━━ Entries provided
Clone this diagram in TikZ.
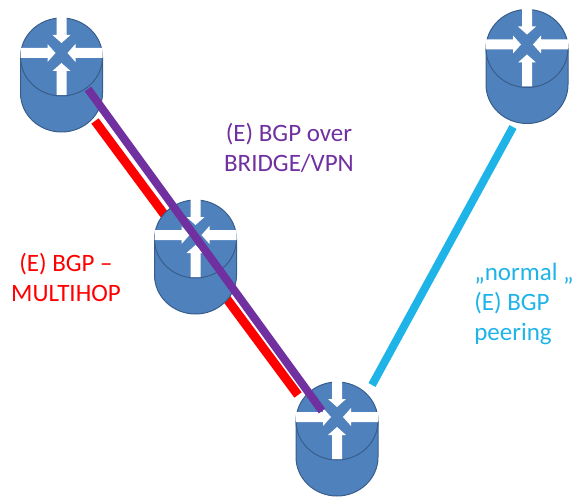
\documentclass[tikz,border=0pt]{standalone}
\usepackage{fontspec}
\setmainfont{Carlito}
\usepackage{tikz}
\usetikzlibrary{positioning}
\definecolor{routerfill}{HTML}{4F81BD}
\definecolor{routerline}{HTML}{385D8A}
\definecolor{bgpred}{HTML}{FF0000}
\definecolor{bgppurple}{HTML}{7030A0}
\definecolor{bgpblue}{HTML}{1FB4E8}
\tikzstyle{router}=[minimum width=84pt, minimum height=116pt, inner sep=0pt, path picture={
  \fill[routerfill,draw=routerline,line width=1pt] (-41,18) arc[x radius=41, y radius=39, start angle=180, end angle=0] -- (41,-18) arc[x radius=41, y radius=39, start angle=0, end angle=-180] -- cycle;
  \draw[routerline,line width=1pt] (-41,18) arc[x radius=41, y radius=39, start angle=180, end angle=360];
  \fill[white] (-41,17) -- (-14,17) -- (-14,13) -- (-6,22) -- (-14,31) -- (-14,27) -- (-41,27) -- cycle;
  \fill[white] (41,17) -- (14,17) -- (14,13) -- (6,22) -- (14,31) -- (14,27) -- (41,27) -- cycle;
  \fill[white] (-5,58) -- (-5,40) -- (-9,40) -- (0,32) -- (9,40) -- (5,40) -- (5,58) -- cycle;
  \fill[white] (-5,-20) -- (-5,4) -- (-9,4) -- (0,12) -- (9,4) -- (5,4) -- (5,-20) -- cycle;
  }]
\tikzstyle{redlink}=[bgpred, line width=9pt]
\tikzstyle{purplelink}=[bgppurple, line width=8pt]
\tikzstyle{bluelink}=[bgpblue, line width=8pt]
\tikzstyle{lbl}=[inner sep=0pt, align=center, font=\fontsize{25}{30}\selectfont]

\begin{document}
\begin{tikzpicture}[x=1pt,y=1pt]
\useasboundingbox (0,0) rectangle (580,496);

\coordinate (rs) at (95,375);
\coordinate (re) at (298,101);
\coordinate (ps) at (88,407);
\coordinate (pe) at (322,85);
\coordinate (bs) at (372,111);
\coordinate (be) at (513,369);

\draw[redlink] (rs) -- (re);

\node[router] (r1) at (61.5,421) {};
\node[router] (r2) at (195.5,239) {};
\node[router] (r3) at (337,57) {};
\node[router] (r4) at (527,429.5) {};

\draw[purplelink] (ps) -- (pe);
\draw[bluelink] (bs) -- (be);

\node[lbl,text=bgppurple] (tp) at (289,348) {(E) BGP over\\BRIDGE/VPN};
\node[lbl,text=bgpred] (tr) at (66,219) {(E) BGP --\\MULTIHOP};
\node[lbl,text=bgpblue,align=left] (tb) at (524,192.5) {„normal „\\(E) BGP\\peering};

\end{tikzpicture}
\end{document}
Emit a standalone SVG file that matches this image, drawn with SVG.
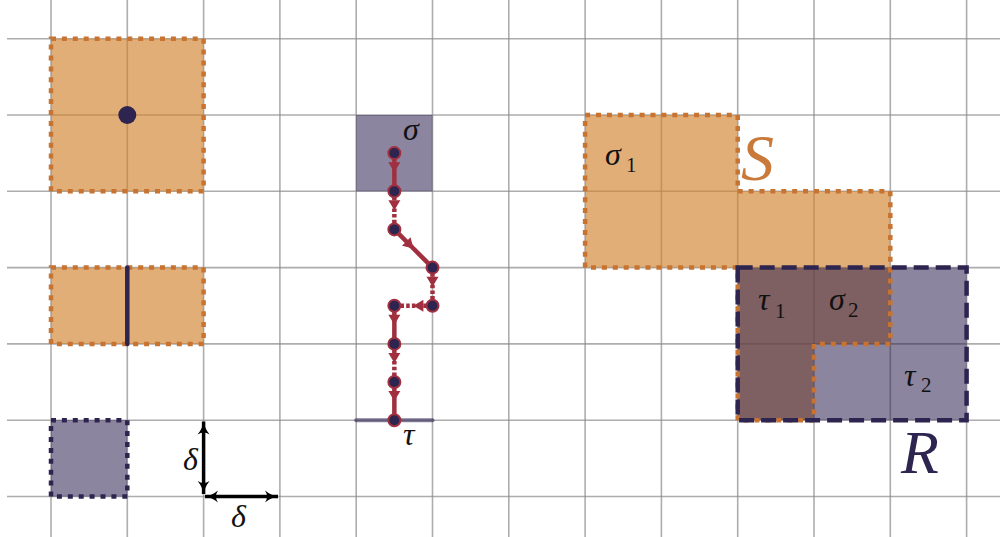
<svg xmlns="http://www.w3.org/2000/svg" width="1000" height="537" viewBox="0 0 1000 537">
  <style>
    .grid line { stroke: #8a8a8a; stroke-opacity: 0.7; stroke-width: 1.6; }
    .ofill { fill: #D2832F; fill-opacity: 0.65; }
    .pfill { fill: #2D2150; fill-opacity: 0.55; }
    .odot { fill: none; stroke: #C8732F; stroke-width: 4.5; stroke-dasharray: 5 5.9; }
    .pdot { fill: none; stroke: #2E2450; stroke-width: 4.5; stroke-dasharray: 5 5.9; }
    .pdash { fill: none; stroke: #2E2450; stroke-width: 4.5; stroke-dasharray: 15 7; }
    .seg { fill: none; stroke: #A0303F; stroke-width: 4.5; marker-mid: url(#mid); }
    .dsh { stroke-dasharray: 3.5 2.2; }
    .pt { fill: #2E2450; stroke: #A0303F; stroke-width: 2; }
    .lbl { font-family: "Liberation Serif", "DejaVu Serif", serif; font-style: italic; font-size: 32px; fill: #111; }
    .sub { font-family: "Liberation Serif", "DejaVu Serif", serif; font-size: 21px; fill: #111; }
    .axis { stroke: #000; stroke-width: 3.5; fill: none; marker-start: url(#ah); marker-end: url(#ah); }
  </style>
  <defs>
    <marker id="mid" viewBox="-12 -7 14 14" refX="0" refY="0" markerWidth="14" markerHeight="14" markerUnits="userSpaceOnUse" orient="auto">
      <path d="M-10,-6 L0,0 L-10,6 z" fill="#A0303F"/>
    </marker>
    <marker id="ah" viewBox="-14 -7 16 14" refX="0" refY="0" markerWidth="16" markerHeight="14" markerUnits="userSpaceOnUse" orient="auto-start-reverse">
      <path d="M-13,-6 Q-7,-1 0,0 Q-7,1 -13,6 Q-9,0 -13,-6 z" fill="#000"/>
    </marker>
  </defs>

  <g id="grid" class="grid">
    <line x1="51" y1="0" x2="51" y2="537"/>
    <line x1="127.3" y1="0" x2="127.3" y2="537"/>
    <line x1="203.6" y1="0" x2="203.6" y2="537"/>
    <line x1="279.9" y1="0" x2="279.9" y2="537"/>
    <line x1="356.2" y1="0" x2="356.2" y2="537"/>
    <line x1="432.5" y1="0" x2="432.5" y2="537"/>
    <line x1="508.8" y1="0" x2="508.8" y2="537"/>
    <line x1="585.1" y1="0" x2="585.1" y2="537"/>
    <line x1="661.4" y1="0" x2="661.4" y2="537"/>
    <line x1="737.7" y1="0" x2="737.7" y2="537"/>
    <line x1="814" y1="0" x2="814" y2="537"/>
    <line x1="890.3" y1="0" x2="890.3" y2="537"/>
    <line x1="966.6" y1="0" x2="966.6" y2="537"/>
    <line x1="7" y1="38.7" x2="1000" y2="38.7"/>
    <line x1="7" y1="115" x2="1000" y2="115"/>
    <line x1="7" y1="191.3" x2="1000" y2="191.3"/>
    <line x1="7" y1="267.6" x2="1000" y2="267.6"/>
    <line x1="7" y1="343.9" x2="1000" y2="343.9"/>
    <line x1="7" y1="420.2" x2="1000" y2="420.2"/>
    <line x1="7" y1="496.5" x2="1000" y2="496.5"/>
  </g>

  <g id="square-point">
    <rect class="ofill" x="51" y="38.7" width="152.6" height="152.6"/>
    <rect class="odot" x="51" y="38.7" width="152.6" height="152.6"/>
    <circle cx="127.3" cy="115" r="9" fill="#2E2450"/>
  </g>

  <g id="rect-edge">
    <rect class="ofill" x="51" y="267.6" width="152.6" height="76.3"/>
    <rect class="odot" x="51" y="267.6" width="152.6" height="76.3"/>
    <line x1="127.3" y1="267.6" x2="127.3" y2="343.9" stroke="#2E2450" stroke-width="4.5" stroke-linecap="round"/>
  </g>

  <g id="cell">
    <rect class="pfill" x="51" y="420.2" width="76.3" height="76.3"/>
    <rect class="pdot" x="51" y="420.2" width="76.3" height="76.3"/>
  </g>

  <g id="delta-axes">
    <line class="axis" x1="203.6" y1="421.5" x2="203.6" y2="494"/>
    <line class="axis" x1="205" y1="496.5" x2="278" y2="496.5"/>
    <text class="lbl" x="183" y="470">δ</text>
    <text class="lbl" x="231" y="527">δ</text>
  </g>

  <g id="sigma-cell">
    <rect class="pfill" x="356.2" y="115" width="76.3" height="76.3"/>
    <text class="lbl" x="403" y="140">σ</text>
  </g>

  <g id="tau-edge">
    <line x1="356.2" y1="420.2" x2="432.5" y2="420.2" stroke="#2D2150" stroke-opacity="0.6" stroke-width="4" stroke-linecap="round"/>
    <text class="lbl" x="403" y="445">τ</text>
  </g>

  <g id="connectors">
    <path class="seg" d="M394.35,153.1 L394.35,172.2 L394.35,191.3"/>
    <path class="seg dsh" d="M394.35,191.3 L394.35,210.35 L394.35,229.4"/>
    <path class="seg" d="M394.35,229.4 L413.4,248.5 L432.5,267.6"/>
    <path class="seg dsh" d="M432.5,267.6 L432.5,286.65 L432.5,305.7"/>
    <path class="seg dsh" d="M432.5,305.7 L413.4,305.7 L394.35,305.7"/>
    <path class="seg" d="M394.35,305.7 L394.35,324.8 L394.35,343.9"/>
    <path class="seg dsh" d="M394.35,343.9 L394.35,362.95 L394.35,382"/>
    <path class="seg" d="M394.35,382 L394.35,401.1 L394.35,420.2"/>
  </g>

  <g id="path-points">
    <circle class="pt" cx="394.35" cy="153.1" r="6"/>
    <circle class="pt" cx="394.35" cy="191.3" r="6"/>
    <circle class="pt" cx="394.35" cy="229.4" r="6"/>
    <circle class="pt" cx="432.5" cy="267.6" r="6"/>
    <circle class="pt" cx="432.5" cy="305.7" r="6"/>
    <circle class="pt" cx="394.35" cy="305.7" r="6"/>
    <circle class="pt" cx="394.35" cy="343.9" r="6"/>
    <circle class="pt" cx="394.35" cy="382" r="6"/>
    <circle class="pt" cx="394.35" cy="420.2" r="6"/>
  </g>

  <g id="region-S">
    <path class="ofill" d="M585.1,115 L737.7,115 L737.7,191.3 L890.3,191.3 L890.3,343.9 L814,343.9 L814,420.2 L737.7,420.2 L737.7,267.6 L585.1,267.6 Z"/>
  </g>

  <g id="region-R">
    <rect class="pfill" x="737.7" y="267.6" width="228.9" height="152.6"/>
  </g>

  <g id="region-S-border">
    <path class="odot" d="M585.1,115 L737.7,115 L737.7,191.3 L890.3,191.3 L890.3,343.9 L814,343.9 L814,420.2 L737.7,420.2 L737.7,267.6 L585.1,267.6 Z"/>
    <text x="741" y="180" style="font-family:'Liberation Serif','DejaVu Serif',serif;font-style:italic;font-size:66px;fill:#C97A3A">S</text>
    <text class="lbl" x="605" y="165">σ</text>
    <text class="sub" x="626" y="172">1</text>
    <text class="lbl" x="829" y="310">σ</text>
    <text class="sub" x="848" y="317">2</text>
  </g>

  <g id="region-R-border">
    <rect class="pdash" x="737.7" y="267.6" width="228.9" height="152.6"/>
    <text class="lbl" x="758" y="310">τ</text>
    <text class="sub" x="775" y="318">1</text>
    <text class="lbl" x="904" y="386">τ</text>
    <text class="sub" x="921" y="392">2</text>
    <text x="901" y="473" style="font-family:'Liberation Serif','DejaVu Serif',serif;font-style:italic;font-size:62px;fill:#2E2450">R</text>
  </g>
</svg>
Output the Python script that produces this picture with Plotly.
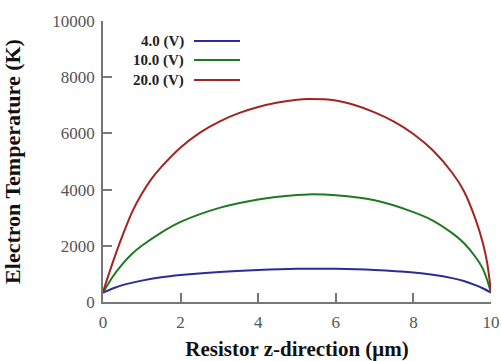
━━━━
[Your instructions]:
Exactly restate the lines from the beginning of the data through the line with "(0,0) rectangle (580,496);", and no others, keeping pictures out.

[Written response]:
Clone this diagram in TikZ.
\documentclass[tikz,border=0pt]{standalone}
\usepackage{fontspec}
\setmainfont{Carlito}
\usepackage{tikz}
\usetikzlibrary{positioning}
\definecolor{routerfill}{HTML}{4F81BD}
\definecolor{routerline}{HTML}{385D8A}
\definecolor{bgpred}{HTML}{FF0000}
\definecolor{bgppurple}{HTML}{7030A0}
\definecolor{bgpblue}{HTML}{1FB4E8}
\tikzstyle{router}=[minimum width=84pt, minimum height=116pt, inner sep=0pt, path picture={
  \fill[routerfill,draw=routerline,line width=1pt] (-41,18) arc[x radius=41, y radius=39, start angle=180, end angle=0] -- (41,-18) arc[x radius=41, y radius=39, start angle=0, end angle=-180] -- cycle;
  \draw[routerline,line width=1pt] (-41,18) arc[x radius=41, y radius=39, start angle=180, end angle=360];
  \fill[white] (-41,17) -- (-14,17) -- (-14,13) -- (-6,22) -- (-14,31) -- (-14,27) -- (-41,27) -- cycle;
  \fill[white] (41,17) -- (14,17) -- (14,13) -- (6,22) -- (14,31) -- (14,27) -- (41,27) -- cycle;
  \fill[white] (-5,58) -- (-5,40) -- (-9,40) -- (0,32) -- (9,40) -- (5,40) -- (5,58) -- cycle;
  \fill[white] (-5,-20) -- (-5,4) -- (-9,4) -- (0,12) -- (9,4) -- (5,4) -- (5,-20) -- cycle;
  }]
\tikzstyle{redlink}=[bgpred, line width=9pt]
\tikzstyle{purplelink}=[bgppurple, line width=8pt]
\tikzstyle{bluelink}=[bgpblue, line width=8pt]
\tikzstyle{lbl}=[inner sep=0pt, align=center, font=\fontsize{25}{30}\selectfont]

\begin{document}
\begin{tikzpicture}[x=1pt,y=1pt]
\useasboundingbox (0,0) rectangle (580,496);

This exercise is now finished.